High availability concepts

High Availability provides data center environments that run mission-critical database applications with the resiliency to withstand failures that may occur due to natural, human, or environmental conditions. For example, if a hurricane wipes out the production data center that hosts a financial application's production database, high availability would provide the much needed protection to avoid data loss, minimize downtime, and maximize availability of the firm's resources and database applications. Let's now move to the High Availability concepts.

Planned versus unplanned downtime

The distinction needs to be made between planned downtime and unplanned downtime. In most cases, planned downtime is the result of maintenance that is disruptive to system operations and cannot be avoided with current system designs for a data center. An example of planned downtime would be a DBA maintenance activity such as database patching to an Oracle database that would require taking an outage to take the system offline for a period of time. From the database administrator's perspective, planned downtime situations usually are the result of management-initiated events.

On the other hand, unplanned downtime issues frequently occur due to a physical event caused by a hardware, software, or environmental failure or caused by human error. A few examples of unplanned downtime events include hardware server component failures such as CPU, disk, or power outages.

Most data centers will exclude planned downtime from the high availability factor in terms of calculating the current total availability percentage. Even so, both planned and unplanned maintenance windows affect high availability. For instance, database upgrades require a few hours of downtime. Another example would be a SAN replacement. Such items make comprehensive four nine solutions nigh impossible to implement without additional considerations. The fact is that implementing a true 100% high availability is nearly impossible without exorbitant costs. To have complete high availability for all components within the data center requires an architecture for all systems and databases that eliminates any Single Point of Failure (SPOF) and allows for total online availability for all server hardware, network, operating systems, applications, and database systems.

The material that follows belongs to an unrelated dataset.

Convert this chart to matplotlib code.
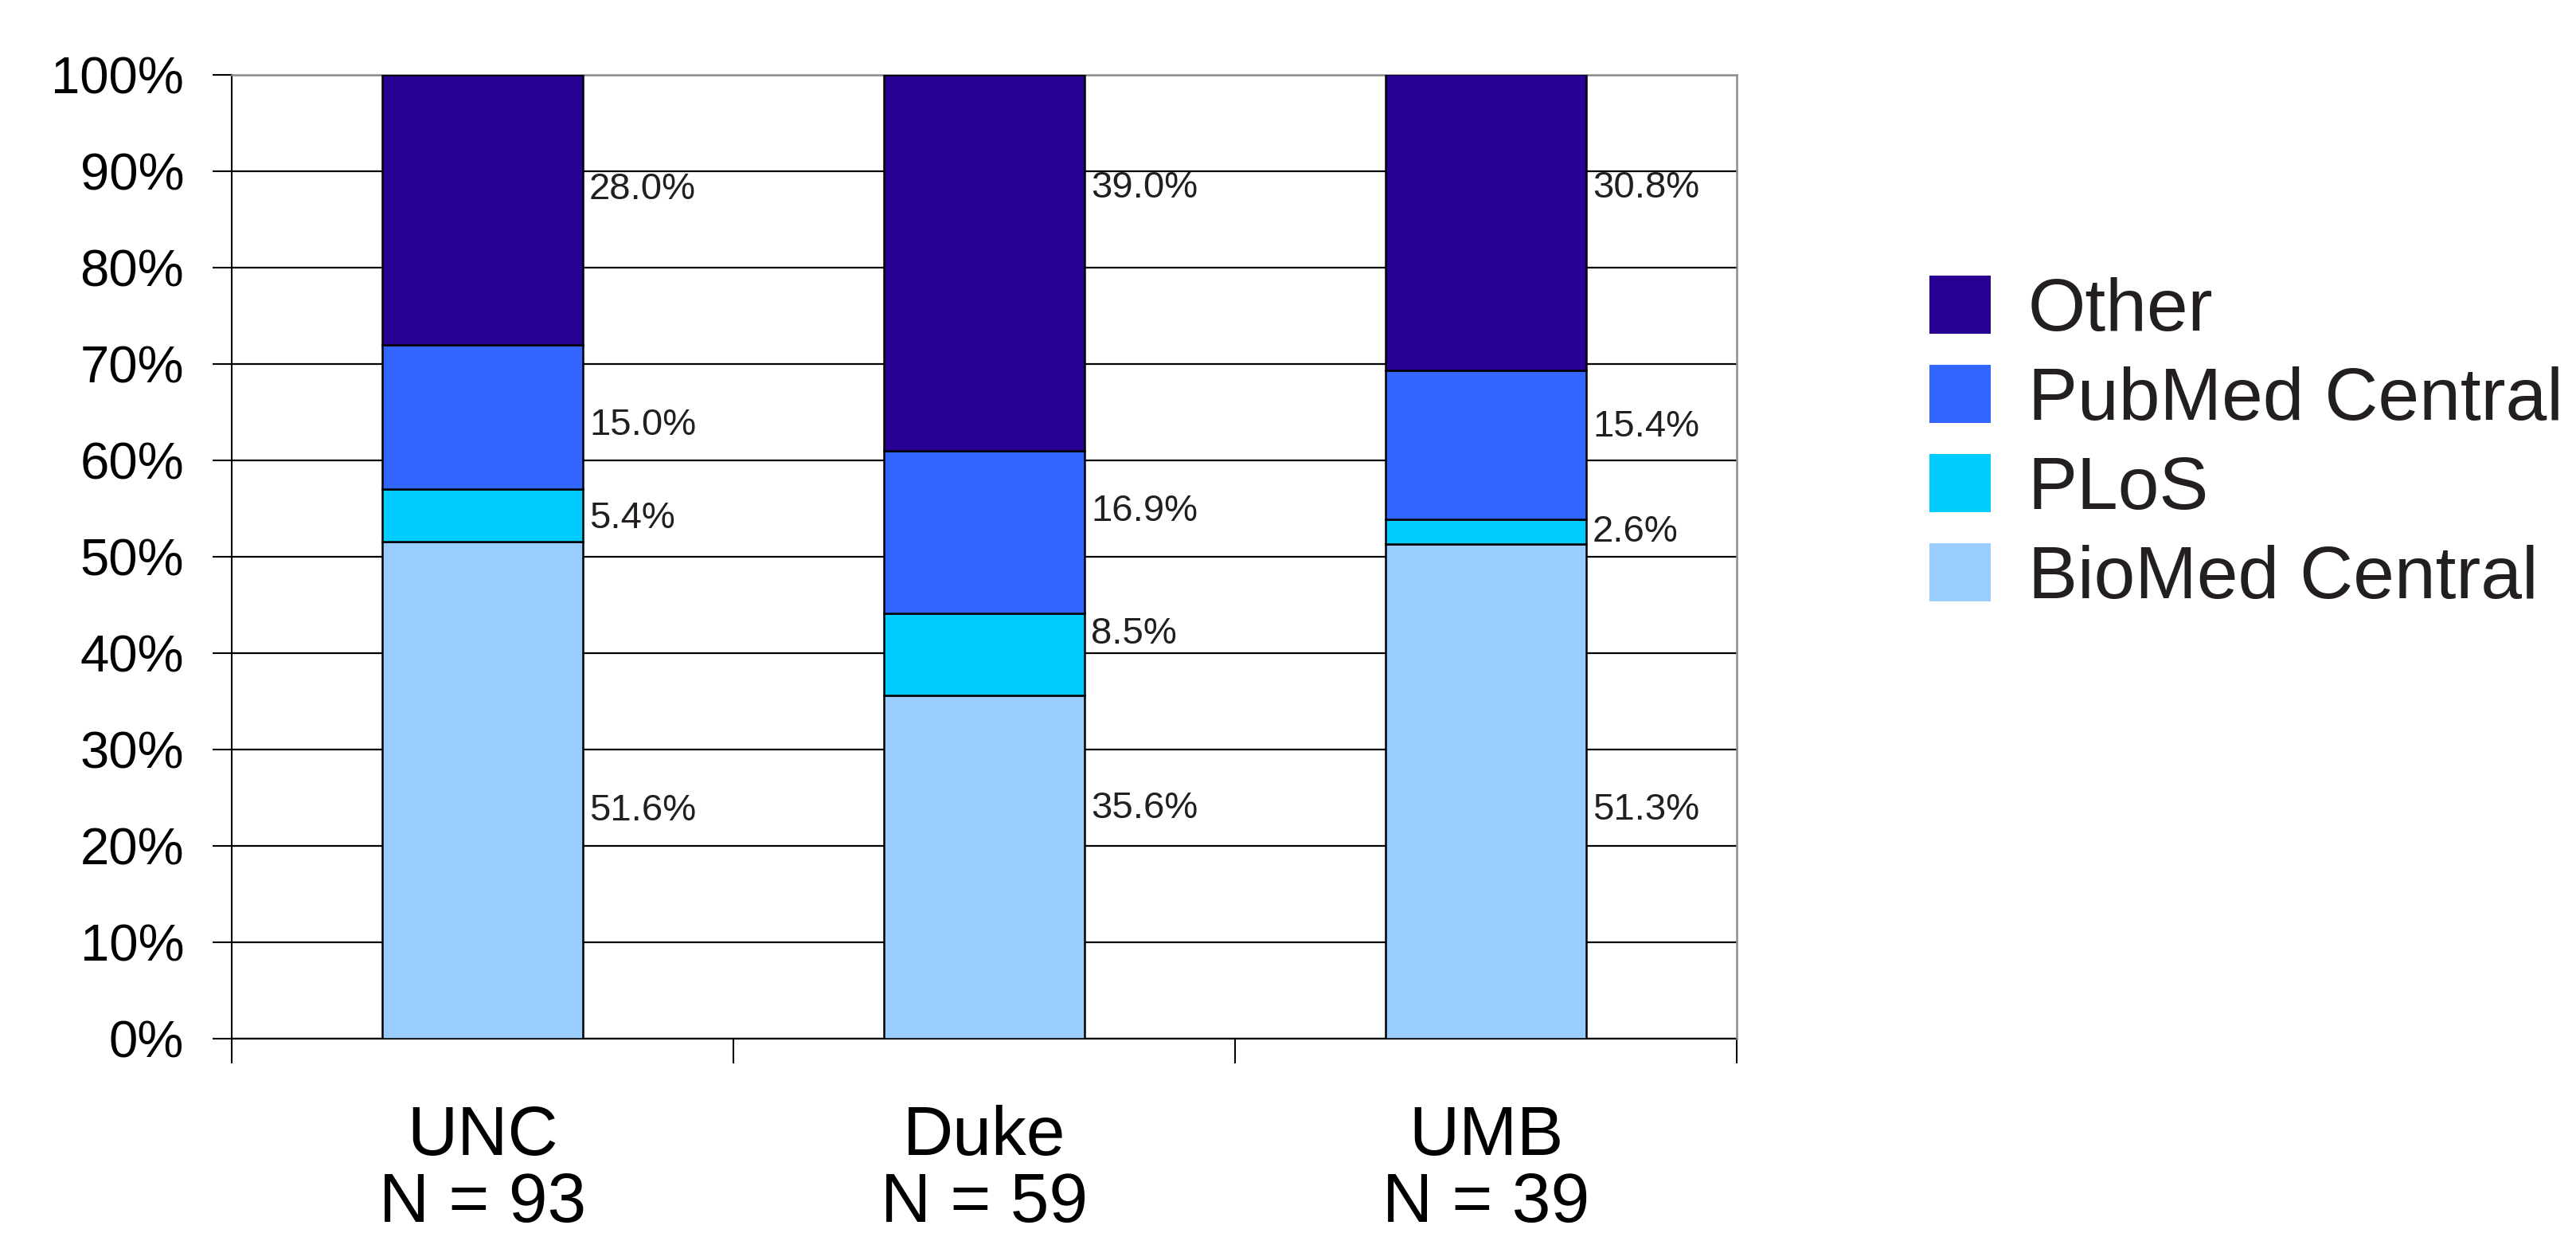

Service Level Agreements for high availability

When it comes to determining high availability ratios, this is often expressed as the percentage of uptime in a given year. The following table shows the approximate downtime that is allowed for a specific percentage of high availability, granted that the system is required to operate continuously. Service Level Agreements (SLAs) usually refer to monthly downtime or availability in order to calculate service levels to match monthly financial cycles. The following table from the International Organization for Standardization (ISO) illustrates the correlation from a given availability percentage to the relevant amount of time a system would be unavailable per year, month, or week:

Availability %

Annual downtime

Monthly downtime*

Weekly downtime

90%

36.5 days

72 hours

16.8 hours

95%

18.25 days

36 hours

8.4 hours

98%

7.30 days

14.4 hours

3.36 hours

99%

3.65 days

7.20 hours

1.68 hours

99.5%

1.83 days

3.60 hours

50.4 minutes

99.8%

17.52 hours

86.23 minutes

20.16 minutes

99.9% ("three nines")

8.76 hours

43.2 minutes

10.1 minutes

99.95%

4.38 hours

21.56 minutes

5.04 minutes

99.99% ("four nines")

52.6 minutes

4.32 minutes

1.01 minutes

99.999% ("five nines")

5.26 minutes

25.9 seconds

6.05 seconds

99.9999% ("six nines")

31.5 seconds

2.59 seconds

0.605 seconds

Note

For monthly calculations, a 30-day month is used.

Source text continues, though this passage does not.